* **RECORDED DATA**:
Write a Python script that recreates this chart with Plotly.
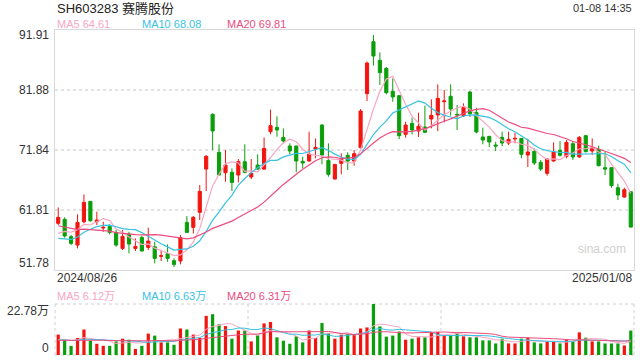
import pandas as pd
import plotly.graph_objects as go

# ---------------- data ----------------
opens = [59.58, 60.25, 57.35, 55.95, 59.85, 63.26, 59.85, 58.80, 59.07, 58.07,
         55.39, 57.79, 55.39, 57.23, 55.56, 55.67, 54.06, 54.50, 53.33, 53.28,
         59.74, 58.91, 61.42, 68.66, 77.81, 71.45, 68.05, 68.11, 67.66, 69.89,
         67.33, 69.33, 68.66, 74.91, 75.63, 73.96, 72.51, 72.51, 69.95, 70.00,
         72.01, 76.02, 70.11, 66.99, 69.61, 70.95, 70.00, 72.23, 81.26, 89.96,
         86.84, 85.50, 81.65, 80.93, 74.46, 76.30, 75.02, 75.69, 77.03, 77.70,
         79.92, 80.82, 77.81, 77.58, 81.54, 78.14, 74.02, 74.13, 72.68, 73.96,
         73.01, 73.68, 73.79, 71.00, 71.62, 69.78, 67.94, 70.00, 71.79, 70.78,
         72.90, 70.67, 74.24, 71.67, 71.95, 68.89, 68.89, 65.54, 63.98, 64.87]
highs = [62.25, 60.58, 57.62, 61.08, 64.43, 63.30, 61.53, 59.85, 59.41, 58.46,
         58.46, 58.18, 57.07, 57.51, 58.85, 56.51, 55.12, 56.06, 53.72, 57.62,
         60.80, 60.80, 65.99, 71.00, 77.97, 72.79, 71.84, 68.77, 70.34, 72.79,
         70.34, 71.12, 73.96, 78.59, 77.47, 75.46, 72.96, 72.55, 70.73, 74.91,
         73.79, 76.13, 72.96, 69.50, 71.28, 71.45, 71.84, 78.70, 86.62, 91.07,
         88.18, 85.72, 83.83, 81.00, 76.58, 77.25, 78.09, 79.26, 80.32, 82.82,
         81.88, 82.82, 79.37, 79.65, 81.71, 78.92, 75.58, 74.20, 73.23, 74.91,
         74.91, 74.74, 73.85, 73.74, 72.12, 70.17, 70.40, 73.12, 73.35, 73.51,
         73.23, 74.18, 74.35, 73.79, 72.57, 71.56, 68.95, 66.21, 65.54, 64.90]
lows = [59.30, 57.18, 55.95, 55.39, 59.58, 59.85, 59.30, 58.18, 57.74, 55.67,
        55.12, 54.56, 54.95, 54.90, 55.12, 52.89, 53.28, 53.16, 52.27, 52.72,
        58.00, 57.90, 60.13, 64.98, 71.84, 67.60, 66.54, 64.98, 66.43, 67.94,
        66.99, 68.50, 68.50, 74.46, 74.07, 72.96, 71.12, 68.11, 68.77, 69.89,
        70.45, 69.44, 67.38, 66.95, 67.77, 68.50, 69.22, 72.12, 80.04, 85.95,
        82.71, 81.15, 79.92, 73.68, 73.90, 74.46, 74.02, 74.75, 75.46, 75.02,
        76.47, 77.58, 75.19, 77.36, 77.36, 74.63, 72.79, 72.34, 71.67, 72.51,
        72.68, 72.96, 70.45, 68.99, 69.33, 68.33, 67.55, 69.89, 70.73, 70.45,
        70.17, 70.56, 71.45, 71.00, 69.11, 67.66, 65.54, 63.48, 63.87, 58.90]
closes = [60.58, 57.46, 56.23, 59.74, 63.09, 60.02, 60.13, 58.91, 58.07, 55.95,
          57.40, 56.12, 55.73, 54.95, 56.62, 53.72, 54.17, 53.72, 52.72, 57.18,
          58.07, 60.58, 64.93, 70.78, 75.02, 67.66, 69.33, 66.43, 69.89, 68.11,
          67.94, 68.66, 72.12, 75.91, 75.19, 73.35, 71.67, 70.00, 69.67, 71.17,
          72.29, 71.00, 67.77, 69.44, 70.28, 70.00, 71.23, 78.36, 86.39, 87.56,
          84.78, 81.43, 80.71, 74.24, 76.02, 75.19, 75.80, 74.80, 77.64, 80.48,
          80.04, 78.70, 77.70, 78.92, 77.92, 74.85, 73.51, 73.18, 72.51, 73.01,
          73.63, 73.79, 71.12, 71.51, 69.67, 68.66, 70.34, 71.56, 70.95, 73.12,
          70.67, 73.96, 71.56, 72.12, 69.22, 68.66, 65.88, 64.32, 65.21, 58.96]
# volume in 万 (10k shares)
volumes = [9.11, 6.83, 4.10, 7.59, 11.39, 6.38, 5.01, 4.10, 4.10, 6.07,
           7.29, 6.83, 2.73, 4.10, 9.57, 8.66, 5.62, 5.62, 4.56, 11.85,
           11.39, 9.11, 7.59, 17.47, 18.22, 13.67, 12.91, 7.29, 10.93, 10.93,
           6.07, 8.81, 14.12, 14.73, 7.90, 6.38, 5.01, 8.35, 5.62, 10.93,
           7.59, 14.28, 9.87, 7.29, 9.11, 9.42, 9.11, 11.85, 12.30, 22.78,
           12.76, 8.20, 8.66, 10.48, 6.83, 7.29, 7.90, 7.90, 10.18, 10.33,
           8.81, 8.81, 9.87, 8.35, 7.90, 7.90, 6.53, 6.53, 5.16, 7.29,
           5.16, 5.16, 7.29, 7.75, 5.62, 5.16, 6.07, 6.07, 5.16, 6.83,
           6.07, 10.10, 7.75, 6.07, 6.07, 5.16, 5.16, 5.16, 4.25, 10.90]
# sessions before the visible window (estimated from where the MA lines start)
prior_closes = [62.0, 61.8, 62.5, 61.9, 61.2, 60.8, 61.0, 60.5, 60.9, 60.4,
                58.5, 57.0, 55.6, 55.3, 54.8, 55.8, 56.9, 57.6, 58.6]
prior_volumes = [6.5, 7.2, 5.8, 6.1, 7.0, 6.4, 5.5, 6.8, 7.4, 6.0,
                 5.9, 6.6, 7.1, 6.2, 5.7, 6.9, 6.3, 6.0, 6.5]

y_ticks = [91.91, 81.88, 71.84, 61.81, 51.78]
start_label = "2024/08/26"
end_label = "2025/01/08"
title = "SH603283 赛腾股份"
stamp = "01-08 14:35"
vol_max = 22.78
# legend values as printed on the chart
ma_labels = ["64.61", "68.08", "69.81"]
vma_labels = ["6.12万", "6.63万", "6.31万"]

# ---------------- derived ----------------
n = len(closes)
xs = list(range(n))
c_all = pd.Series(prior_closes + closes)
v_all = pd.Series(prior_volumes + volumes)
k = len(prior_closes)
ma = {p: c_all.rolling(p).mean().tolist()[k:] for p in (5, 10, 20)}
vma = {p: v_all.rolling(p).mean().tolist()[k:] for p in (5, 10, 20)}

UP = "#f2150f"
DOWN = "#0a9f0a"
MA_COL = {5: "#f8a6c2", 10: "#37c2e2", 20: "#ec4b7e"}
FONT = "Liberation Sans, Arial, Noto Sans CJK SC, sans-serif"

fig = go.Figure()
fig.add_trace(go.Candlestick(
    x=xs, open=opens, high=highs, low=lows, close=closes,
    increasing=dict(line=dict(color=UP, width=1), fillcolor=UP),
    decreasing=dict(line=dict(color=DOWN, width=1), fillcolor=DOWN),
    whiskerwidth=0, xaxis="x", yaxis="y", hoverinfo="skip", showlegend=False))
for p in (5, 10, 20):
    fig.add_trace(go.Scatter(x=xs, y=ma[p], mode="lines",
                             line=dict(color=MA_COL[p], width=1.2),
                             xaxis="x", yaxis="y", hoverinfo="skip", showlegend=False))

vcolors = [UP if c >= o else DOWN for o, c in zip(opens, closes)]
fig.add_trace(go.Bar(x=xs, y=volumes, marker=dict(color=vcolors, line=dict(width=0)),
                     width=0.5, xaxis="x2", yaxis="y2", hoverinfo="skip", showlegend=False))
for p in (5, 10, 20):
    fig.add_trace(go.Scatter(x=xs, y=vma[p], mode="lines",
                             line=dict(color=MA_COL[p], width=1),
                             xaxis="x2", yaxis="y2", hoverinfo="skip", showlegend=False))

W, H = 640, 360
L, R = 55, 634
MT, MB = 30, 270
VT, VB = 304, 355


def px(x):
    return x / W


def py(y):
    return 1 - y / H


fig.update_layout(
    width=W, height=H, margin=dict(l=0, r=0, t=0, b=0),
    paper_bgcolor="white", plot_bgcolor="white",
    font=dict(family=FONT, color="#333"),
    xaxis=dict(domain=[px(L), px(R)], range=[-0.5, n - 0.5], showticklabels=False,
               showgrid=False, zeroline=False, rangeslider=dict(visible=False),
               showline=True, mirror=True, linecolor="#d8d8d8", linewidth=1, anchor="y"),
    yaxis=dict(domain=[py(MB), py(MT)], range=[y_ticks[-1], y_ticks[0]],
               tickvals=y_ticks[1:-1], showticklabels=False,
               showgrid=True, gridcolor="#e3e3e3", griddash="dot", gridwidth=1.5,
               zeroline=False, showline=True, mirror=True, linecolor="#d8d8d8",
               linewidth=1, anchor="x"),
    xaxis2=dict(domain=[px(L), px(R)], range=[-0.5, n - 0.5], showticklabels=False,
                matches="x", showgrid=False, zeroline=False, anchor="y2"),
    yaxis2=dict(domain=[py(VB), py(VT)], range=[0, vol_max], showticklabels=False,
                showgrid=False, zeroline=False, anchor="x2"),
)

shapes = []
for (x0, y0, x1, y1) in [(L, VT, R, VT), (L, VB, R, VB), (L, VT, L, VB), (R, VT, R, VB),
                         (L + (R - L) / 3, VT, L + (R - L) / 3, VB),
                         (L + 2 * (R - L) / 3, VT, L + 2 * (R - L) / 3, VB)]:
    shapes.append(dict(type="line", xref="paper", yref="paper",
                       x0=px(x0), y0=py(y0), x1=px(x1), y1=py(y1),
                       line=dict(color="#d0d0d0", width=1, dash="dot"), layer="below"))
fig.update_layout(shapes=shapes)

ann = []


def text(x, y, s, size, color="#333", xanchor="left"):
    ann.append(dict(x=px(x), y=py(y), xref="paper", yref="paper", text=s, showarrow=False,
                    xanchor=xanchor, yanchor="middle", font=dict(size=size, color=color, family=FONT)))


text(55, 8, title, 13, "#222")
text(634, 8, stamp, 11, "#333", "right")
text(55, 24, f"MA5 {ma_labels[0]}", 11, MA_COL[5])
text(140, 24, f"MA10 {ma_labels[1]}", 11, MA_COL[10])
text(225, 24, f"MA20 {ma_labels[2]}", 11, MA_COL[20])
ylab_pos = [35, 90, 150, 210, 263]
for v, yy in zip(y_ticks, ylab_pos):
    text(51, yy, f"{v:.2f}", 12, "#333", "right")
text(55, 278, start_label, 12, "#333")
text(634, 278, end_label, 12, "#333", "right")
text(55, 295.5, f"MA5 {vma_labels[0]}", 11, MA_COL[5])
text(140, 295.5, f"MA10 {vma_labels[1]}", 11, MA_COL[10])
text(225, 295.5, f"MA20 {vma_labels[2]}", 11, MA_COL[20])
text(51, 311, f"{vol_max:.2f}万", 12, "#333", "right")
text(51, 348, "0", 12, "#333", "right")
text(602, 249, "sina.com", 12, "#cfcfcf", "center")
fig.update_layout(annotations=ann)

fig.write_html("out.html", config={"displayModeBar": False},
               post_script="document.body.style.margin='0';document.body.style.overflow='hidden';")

* **EXERCISE AIM**:
Skip the pictures, please, and transcribe only the lines from the beginning of the material through the one that contains "import plotly.graph_objects as go".

* **TASK SOLUTION**:
Write a Python script that recreates this chart with Plotly.
import pandas as pd
import plotly.graph_objects as go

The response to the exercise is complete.